Now the Not-So-Good:
I could smell his shampoo?!? Why??? What does he use?!? Shamperfume???
He was drinking a coffee when I got there and told me to go get one... he failed to mention that he had a running tab, which is weird in the first place! So I bought my own.
His ROOMMATE suggested the place: He's 35 years old! He has two roommates!!
He kept staring at me with "I'm really interested" eyes - too much. He agreed with a LOT of what I said - too much. His favorite wine is white zinfandel (which I think is more appropriate for females I guess... so sweet!).
He tried to have a contest with me on who procrastinates more. He "won" because he said he bought a book about procrastination back in the early 90's and he hasn't finished it yet. *sigh*
He got into WAY too much personal info on his family woes and how he was wounded or whatever. Hey Buddy, this is a first date and a coffee date at that!!! Let's keep it casual! I don't want to know your counselor's name!
He sounded like Casey Casum a couple of times... or somebody really familiar.

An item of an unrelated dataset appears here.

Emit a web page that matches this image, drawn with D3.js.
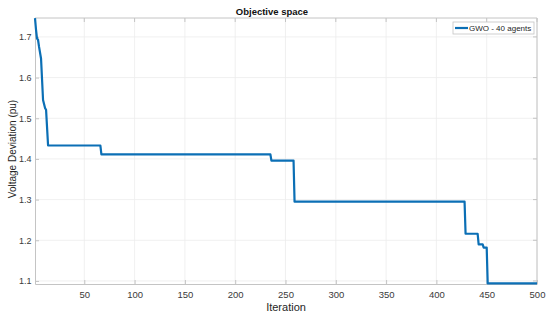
<!DOCTYPE html>
<html>
<head>
<meta charset="utf-8">
<script src="https://cdn.jsdelivr.net/npm/d3@7"></script>
<style>
  body { margin: 0; background: #fff; }
  text { font-family: "Liberation Sans", Arial, sans-serif; }
</style>
</head>
<body>
<div id="visual"></div>
<script>
// breakpoints of the convergence curve (iteration, best fitness)
const iterations = [1, 2, 3, 4, 5, 7, 9, 11, 12, 14, 66, 67, 235, 236, 258, 259, 428, 429, 441, 442, 446, 447, 450, 451, 500];
const fitness = [1.746, 1.718, 1.696, 1.693, 1.676, 1.647, 1.545, 1.525, 1.521, 1.433, 1.433, 1.411, 1.411, 1.396, 1.396, 1.295, 1.295, 1.216, 1.216, 1.19, 1.19, 1.182, 1.182, 1.094, 1.094];
const xTicks = [50, 100, 150, 200, 250, 300, 350, 400, 450, 500];
const yTicks = [1.1, 1.2, 1.3, 1.4, 1.5, 1.6, 1.7];
const seriesName = "GWO - 40 agents";

const W = 550, H = 318;
const margin = { top: 18, right: 13, bottom: 34, left: 35 };
const width = W - margin.left - margin.right;
const height = H - margin.top - margin.bottom;

const svg = d3.select("#visual")
  .append("svg")
  .attr("width", W)
  .attr("height", H);

const g = svg.append("g")
  .attr("transform", `translate(${margin.left},${margin.top})`);

const x = d3.scaleLinear().domain([1, 500]).range([0, width]);
const y = d3.scaleLinear().domain([1.0925, 1.7465]).range([height, 0]);

// grid
g.append("g").selectAll("line").data(xTicks).join("line")
  .attr("x1", d => x(d)).attr("x2", d => x(d))
  .attr("y1", 0).attr("y2", height)
  .attr("stroke", "#ececec").attr("stroke-width", 0.8);
g.append("g").selectAll("line").data(yTicks).join("line")
  .attr("x1", 0).attr("x2", width)
  .attr("y1", d => y(d)).attr("y2", d => y(d))
  .attr("stroke", "#ececec").attr("stroke-width", 0.8);

// axes
const xAxis = g.append("g")
  .attr("transform", `translate(0,${height})`)
  .call(d3.axisBottom(x).tickValues(xTicks).tickSizeInner(-4).tickSizeOuter(0).tickPadding(7));
const yAxis = g.append("g")
  .call(d3.axisLeft(y).tickValues(yTicks).tickFormat(d3.format(".1f")).tickSizeInner(-4).tickSizeOuter(0).tickPadding(3.5));

[xAxis, yAxis].forEach(a => {
  a.select(".domain").attr("stroke", "#c4c4c4");
  a.selectAll(".tick line").attr("stroke", "#c4c4c4");
  a.selectAll(".tick text").attr("fill", "#3a3a3a").attr("font-size", 9.5);
});
yAxis.selectAll(".tick text").attr("font-size", 9);

// box top / right
g.append("line").attr("x1", 0).attr("x2", width).attr("y1", 0).attr("y2", 0).attr("stroke", "#c4c4c4");
g.append("line").attr("x1", width).attr("x2", width).attr("y1", 0).attr("y2", height).attr("stroke", "#c4c4c4");
g.append("g").selectAll("line").data(xTicks).join("line")
  .attr("x1", d => x(d)).attr("x2", d => x(d)).attr("y1", 0).attr("y2", 4).attr("stroke", "#c4c4c4");
g.append("g").selectAll("line").data(yTicks).join("line")
  .attr("x1", width).attr("x2", width - 4).attr("y1", d => y(d)).attr("y2", d => y(d)).attr("stroke", "#c4c4c4");

// curve
const pts = iterations.map((it, i) => [it, fitness[i]]);
g.append("path")
  .datum(pts)
  .attr("fill", "none")
  .attr("stroke", "#0b6fb5")
  .attr("stroke-width", 2.2)
  .attr("stroke-linejoin", "round")
  .attr("d", d3.line().x(d => x(d[0])).y(d => y(d[1])));

// title and labels
svg.append("text")
  .attr("x", 272).attr("y", 15)
  .attr("text-anchor", "middle")
  .attr("font-weight", "bold").attr("font-size", 9.5)
  .attr("fill", "#111")
  .text("Objective space");

svg.append("text")
  .attr("x", margin.left + width / 2).attr("y", 311)
  .attr("text-anchor", "middle")
  .attr("font-size", 11)
  .attr("fill", "#262626")
  .text("Iteration");

svg.append("text")
  .attr("transform", `translate(16,${margin.top + height / 2 - 2}) rotate(-90)`)
  .attr("text-anchor", "middle")
  .attr("font-size", 10)
  .attr("fill", "#262626")
  .text("Voltage Deviation (pu)");

// legend
const leg = svg.append("g").attr("transform", "translate(453,22)");
leg.append("rect")
  .attr("width", 81).attr("height", 12)
  .attr("fill", "#fff").attr("stroke", "#c4c4c4").attr("stroke-width", 0.8);
leg.append("line")
  .attr("x1", 2).attr("x2", 15).attr("y1", 6).attr("y2", 6)
  .attr("stroke", "#0b6fb5").attr("stroke-width", 2.2);
leg.append("text")
  .attr("x", 16).attr("y", 9)
  .attr("font-size", 8)
  .attr("fill", "#262626")
  .text(seriesName);
</script>
</body>
</html>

When he walked me to my Jeep, I could tell he was hoping for... a hug or (I don't even want to say it) more. I was thinking, "You've got to be kidding."... I kept my arms crossed and finally said that I was freezing and made a move for the Jeep (good 'ol Roger!). He went for the hug, which I could deal with. Now, I've had a lot of guy friends and we've talked about hugs and why guys like them. (Not all guys of course, but in general.) It's not because they want to be my friend. He gave me the tight-squeeze hug. *sigh*
So, he's a total corndog because he's very predictable and not exciting. He'd be fun to hang out with or go to a game with, but too much of him would make me sick. The Grey Poupon is because he's sometimes not too average. He throws in a bit of knowledge or humor once in a while, and he's not bad looking. He dresses well and he's not a slob. His hands were clean and nails trim. He was on his best behavior. But he doesn't like sports - he used to like baseball. He doesn't really do things that involve dirt or grease or grime. And he's too "moony". He told me tonight that he was a good listener. I told him about a quote I just read yesterday: "A good listener is usually somebody who is thinking of something else.", or something to that effect. Of course I said it with humor and didn't imply that he was anything like that...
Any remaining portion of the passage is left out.